Die jetzige U19 ist außergewöhnlich gut besetzt. Wem trauen Sie darüber hinaus perspektivisch den Sprung in den Profikader zu?
Wir haben bereits über zwei Spieler gesprochen. Mehr möchte ich erst einmal nicht herausheben. Aber ganz grundsätzlich gilt: Es ist wichtig, dass wir dieses Potenzial in der U19 mit vielen Jugend-Nationalspielern haben. Wir trauen sehr vielen Spielern zu, im Profifußball zu landen und das natürlich am liebsten beim BVB.
Sie selbst sind als Spieler dreimal Deutscher Meister geworden, als BVB-Jugendkoordinator sogar sechsmal - welchen Stellenwert haben diese Titel im Vergleich? Sind die Meisterschaften für Sie unterschiedlich wertvoll?

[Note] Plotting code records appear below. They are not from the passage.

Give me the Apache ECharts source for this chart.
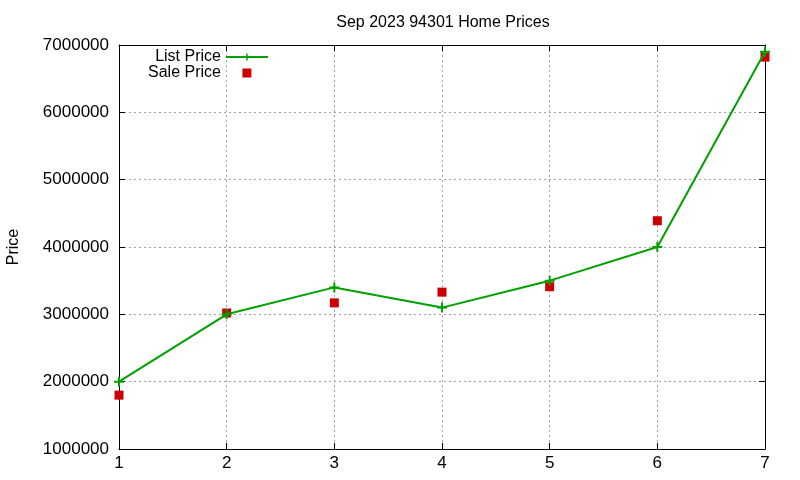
<!DOCTYPE html>
<html>
<head>
<meta charset="utf-8">
<script src="https://cdn.jsdelivr.net/npm/echarts@6/dist/echarts.min.js"></script>
<style>html,body{margin:0;padding:0;background:#fff}#c{width:800px;height:480px}</style>
</head>
<body>
<div id="c"></div>
<script>
const titleText = 'Sep 2023 94301 Home Prices';
const xValues = [1, 2, 3, 4, 5, 6, 7];
const listPrice = [2000000, 3000000, 3400000, 3100000, 3500000, 4000000, 6900000];
const salePrice = [1800000, 3020000, 3170000, 3330000, 3410000, 4390000, 6820000];
const yMin = 1000000, yMax = 7000000, yStep = 1000000;

const FONT = 'Liberation Sans';
const GREEN = '#00a000';
const RED = '#cc0000';
const plusPath = 'path://M4,0H6V4H10V6H6V10H4V6H0V4H4Z';
const squarePath = 'path://M0,0H10V10H0Z';

const chart = echarts.init(document.getElementById('c'), null, {renderer: 'canvas'});
const gridLine = {show: true, lineStyle: {color: '#a0a0a0', type: [2, 3], width: 1}};
const tick = {show: true, inside: true, length: 6, lineStyle: {color: '#000'}};
const axisLine = {show: true, lineStyle: {color: '#000', width: 1}};
chart.setOption({
  animation: false,
  backgroundColor: '#fff',
  textStyle: {fontFamily: FONT},
  title: {text: titleText, left: 438, top: 10, textAlign: 'center',
    textStyle: {fontFamily: FONT, fontSize: 16, fontWeight: 'normal', color: '#000'}},
  grid: {left: 119, right: 35, top: 45, bottom: 31, outerBoundsMode: 'none', containLabel: false},
  legend: {
    orient: 'vertical', align: 'right', left: 143, top: 44,
    itemWidth: 42, itemHeight: 9, itemGap: 0, symbolKeepAspect: true,
    textStyle: {fontFamily: FONT, fontSize: 16, color: '#000', lineHeight: 14},
    data: [{name: 'List Price'}, {name: 'Sale Price', icon: squarePath}]
  },
  xAxis: [{
    type: 'value', min: 1, max: 7, interval: 1, position: 'bottom',
    axisLine, axisTick: tick, splitLine: gridLine,
    axisLabel: {fontFamily: FONT, fontSize: 17, color: '#000', margin: 6}
  }, {
    type: 'value', min: 1, max: 7, interval: 1, position: 'top',
    axisLine, axisTick: tick, splitLine: {show: false}, axisLabel: {show: false}
  }],
  yAxis: [{
    type: 'value', min: yMin, max: yMax, interval: yStep, position: 'left',
    name: 'Price', nameLocation: 'middle', nameGap: 97, nameRotate: 90,
    nameTextStyle: {fontFamily: FONT, fontSize: 16, color: '#000'},
    axisLine, axisTick: tick, splitLine: gridLine,
    axisLabel: {fontFamily: FONT, fontSize: 17, color: '#000', margin: 10, formatter: v => String(v)}
  }, {
    type: 'value', min: yMin, max: yMax, interval: yStep, position: 'right',
    axisLine, axisTick: tick, splitLine: {show: false}, axisLabel: {show: false}
  }],
  series: [{
    name: 'List Price', type: 'line',
    data: xValues.map((x, i) => [x, listPrice[i]]),
    symbol: plusPath, symbolSize: 10, showSymbol: true,
    lineStyle: {color: GREEN, width: 2},
    itemStyle: {color: GREEN, opacity: 1},
    z: 3
  }, {
    name: 'Sale Price', type: 'scatter',
    data: xValues.map((x, i) => [x, salePrice[i]]),
    symbol: 'rect', symbolSize: 9,
    itemStyle: {color: RED, opacity: 1},
    z: 2
  }]
});
</script>
</body>
</html>
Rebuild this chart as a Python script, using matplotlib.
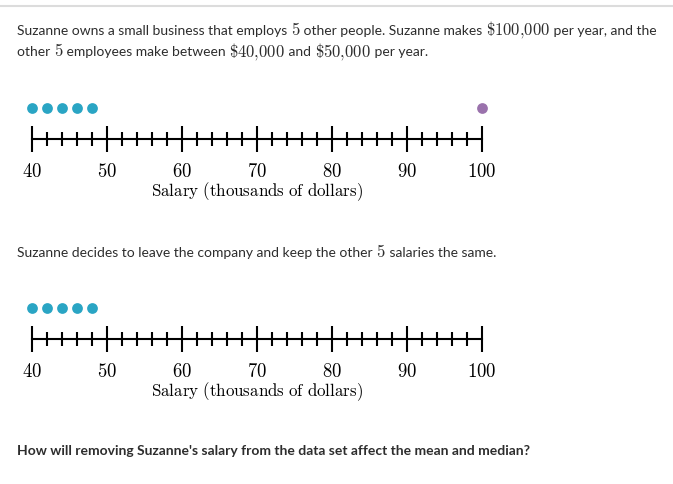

Nein, jeder Titel macht mich stolz. Noch dazu bin ich selbst auch mit der A-Jugend als Spieler Deutscher Meister geworden. Ich bin also in drei verschiedenen Funktionen - als Jugendspieler, Profispieler und Direktor des NLZ - mit Borussia Dortmund Deutscher Meister geworden. Das zeigt in erster Linie meine Verbundenheit zum BVB. Ich gehe total in meiner Funktion im Nachwuchs auf und freue mich mit den Jungs über Titel. Deswegen möchte ich gar keine Abstufungen vornehmen. Jeder Titel für sich genommen war ein toller Moment und jeder war für sich auf eigene Weise kostbar.
Wie lauten die Zielsetzungen für das neue Jahr bei der U19?
Unsere Zielsetzung ist immer, die Jungs individuell weiterzuentwickeln. Wir möchten jedem Spieler die Möglichkeit geben, der beste Spieler zu werden, der er sein kann. Teil unserer Ausbildungsphilosophie ist aber natürlich auch, dass wir sportlich erfolgreich sein wollen. Deshalb möchten wir natürlich gegen Empoli die nächste Runde in der Youth League erreichen. Wir wollen im DFB-Pokal endlich auch mal wieder ins Finale kommen. Und wenn du in der Winterpause auf Platz eins in der Bundesliga stehst, dann möchten wir natürlich auch ins Halbfinale um die Deutsche Meisterschaft.